The two most difficult things in programming: caching, naming and off-by-one errors.
The three most difficult things are naming, cache invalidation, off-by-one errors.

And latency.

Latency is not difficult.

It is just lack of knowledge or focus to understand the total execution path and remove unnecessary elements from it.

I have worked in algorithmic trading where I did research and I designed framework to respond to stock exchange messages within 5 microseconds, consistently.

5 microseconds is difficult and requires some special techniques but 100 microseconds is quite easy and requires just understanding what is execution path and removing all unnecessary operations from it.

If you look at contemporary developers and web frameworks it doesn't seem anybody puts particular care into understanding those things and only try to twiddle couple of things and see how that transfers to performance.

Latency is (where I am used to it) a hard physical limit imposed on the upper end by the speed of light.
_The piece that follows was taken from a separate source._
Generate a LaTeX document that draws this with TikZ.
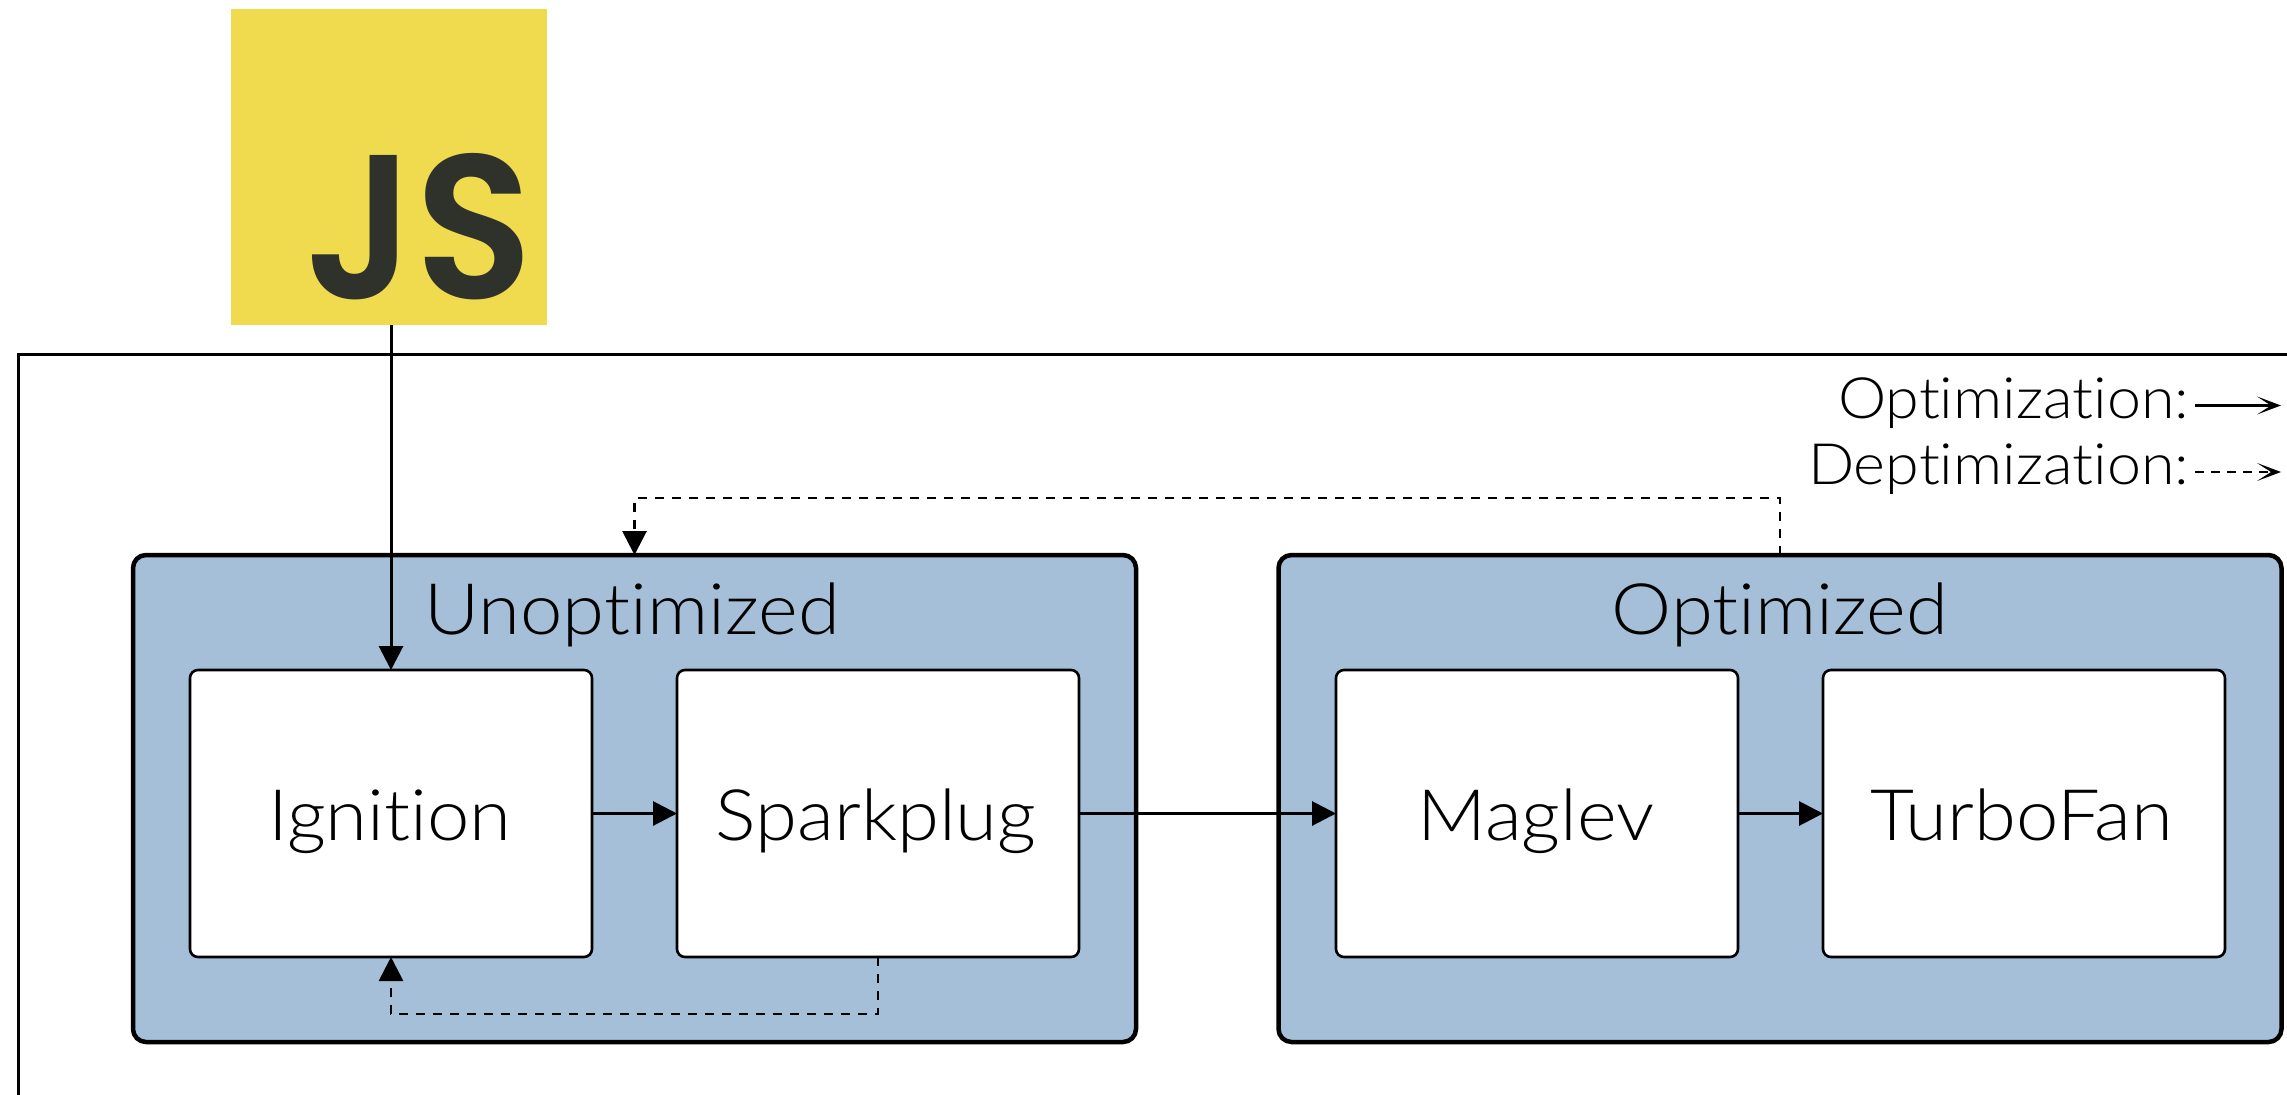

When you have a system that literally spans a planet, there's only so much clever algorithms (and hardware) can do to speed up the time difference between "things happen in one end" to "things happen on the other".
Yeah, it is hard problem when you are hitting physics.

But then it really isn't a problem -- it is a limitation. Nothing you can do much about.

There are of course types of applications where latency is really tough topic. For one, low-latency trading is where companies are in arms race against other low-latency market players and there is always improvements form improving your product's latency.

But in a typical situation like websites and corporate services, the latencies required are so large that it is quite easy to reach them -- just don't do anything stupid.